▶ **EXERCISE**: Retype nothing but the lines from the start of the material up to and including the line with "plt.rcParams['axes.unicode_minus'] = False". Pictures don't belong in the copy.

▶ **DATASET EXTRACT**:
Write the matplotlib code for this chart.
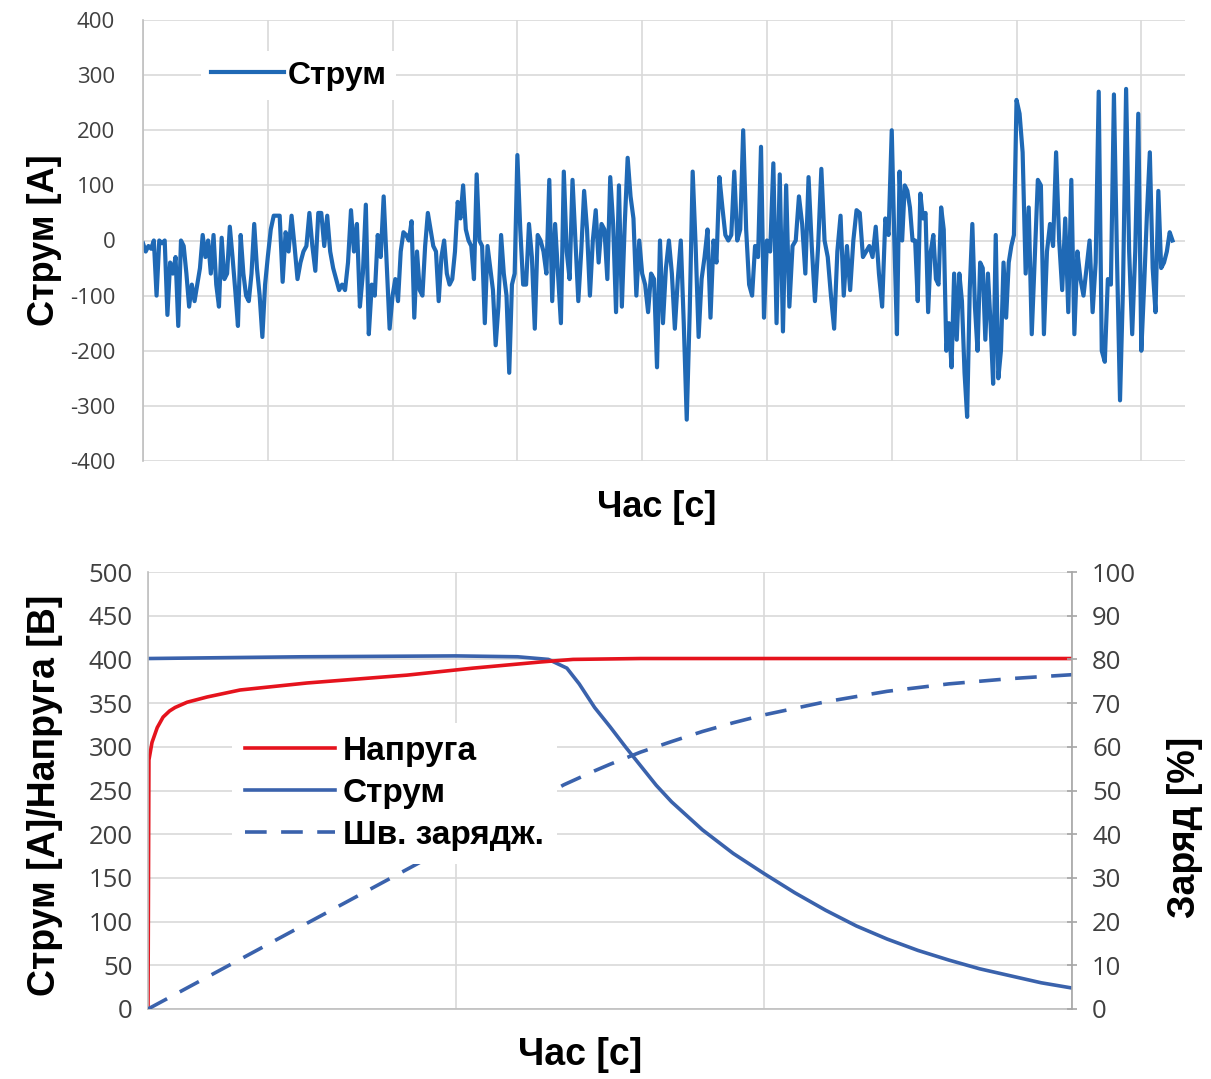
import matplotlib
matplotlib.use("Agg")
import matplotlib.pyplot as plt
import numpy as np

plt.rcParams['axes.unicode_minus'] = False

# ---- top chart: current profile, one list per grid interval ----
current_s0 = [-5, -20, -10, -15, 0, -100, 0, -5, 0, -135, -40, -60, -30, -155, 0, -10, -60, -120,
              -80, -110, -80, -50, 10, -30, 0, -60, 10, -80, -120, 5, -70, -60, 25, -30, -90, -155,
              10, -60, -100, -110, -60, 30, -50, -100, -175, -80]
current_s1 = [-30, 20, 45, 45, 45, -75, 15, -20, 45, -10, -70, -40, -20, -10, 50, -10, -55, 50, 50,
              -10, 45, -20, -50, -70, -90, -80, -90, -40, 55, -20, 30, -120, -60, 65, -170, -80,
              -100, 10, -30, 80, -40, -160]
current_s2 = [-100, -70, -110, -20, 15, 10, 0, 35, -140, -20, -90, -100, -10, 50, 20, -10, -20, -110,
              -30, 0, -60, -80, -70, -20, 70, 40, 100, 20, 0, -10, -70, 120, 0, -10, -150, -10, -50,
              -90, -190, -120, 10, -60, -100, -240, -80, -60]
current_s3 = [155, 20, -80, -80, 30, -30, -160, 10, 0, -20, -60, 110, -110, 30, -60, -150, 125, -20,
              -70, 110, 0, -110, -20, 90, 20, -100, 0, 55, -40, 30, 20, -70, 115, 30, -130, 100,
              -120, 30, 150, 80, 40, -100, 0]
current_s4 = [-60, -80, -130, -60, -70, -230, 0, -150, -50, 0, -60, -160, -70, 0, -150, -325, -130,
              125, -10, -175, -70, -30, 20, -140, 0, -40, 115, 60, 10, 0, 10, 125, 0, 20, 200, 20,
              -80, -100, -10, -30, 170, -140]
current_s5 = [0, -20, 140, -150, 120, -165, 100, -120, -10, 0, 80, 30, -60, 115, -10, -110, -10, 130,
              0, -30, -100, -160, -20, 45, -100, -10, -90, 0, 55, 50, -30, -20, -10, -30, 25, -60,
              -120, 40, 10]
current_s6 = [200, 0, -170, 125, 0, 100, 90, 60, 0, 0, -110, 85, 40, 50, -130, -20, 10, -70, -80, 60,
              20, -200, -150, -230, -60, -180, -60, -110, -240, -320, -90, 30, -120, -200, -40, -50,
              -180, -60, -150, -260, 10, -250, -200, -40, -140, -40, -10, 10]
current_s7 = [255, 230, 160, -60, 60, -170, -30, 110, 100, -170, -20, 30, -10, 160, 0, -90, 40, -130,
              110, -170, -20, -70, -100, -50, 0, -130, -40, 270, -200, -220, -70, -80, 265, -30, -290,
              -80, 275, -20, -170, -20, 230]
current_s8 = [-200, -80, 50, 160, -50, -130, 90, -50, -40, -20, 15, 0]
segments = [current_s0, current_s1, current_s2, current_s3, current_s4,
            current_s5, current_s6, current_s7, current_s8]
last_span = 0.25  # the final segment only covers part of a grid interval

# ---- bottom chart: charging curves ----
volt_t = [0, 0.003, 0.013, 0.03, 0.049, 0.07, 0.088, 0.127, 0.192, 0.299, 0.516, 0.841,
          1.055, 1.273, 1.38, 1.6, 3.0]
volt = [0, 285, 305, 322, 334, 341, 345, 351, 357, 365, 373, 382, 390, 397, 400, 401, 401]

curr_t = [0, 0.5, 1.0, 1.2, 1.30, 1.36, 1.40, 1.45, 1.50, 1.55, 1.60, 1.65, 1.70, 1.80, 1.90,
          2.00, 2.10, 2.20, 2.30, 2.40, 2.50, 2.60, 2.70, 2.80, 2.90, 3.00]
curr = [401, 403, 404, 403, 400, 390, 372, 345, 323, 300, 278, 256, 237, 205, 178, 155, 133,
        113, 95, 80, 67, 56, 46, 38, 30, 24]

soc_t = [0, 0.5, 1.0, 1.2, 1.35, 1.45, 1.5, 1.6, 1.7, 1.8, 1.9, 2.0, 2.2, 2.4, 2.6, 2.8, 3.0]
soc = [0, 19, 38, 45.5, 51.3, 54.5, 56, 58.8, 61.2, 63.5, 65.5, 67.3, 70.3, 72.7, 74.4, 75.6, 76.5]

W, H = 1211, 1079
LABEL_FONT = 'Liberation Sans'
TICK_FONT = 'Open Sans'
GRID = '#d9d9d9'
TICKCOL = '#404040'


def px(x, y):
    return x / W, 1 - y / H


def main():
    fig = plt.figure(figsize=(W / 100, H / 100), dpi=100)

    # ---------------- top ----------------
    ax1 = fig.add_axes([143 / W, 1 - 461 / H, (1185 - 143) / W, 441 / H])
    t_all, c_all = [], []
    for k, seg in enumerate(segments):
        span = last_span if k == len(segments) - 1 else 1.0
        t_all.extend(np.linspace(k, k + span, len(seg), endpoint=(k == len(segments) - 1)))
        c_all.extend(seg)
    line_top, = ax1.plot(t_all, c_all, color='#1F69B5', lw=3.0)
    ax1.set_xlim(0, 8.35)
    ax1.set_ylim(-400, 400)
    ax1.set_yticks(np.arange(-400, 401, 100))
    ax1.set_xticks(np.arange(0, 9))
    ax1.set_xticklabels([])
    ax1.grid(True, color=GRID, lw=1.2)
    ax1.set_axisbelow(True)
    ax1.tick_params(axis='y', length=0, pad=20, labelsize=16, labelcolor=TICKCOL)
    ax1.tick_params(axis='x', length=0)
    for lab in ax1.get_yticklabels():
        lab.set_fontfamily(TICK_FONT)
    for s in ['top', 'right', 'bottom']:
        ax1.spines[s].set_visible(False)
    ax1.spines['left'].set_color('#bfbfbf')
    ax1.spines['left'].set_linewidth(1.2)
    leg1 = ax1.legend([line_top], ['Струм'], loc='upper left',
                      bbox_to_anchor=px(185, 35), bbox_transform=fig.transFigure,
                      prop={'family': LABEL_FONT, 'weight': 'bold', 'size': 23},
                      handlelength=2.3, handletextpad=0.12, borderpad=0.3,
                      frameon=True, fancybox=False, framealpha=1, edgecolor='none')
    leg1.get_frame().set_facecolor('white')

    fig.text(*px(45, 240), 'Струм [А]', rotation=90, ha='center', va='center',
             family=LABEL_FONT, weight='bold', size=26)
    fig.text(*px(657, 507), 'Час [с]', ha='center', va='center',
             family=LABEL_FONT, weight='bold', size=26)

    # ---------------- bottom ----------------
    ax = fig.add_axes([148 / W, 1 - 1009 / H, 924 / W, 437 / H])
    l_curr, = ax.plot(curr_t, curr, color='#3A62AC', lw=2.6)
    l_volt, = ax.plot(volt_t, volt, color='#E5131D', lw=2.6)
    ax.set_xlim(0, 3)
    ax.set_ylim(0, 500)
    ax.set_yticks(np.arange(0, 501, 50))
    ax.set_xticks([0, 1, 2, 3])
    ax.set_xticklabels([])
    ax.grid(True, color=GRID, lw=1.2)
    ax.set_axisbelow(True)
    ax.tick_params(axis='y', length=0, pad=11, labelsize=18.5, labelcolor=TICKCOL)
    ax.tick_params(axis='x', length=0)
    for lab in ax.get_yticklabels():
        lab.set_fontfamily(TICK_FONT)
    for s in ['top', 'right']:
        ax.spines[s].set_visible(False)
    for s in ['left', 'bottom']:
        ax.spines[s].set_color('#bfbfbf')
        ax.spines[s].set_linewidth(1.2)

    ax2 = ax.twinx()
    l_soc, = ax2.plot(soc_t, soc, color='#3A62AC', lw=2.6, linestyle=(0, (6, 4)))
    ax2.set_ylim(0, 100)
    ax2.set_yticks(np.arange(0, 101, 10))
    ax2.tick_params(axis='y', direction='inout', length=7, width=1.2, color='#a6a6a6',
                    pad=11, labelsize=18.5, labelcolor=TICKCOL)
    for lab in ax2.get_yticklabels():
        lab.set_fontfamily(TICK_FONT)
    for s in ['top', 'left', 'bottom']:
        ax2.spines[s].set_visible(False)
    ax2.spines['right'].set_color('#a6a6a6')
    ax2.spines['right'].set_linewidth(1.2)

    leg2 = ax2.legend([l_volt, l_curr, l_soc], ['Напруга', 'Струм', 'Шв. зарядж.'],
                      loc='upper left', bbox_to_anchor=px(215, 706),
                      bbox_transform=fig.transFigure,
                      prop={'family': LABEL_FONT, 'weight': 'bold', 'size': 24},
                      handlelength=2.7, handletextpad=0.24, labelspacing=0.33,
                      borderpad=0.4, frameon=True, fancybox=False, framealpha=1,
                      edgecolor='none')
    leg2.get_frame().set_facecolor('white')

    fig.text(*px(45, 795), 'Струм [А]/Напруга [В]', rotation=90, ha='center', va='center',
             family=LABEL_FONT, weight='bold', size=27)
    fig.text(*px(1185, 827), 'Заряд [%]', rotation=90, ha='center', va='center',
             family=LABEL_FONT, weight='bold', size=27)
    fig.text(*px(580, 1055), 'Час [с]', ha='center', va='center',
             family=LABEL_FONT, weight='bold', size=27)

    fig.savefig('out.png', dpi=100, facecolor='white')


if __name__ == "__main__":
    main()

▶ **EXERCISE ANSWER**:
Write the matplotlib code for this chart.
import matplotlib
matplotlib.use("Agg")
import matplotlib.pyplot as plt
import numpy as np

plt.rcParams['axes.unicode_minus'] = False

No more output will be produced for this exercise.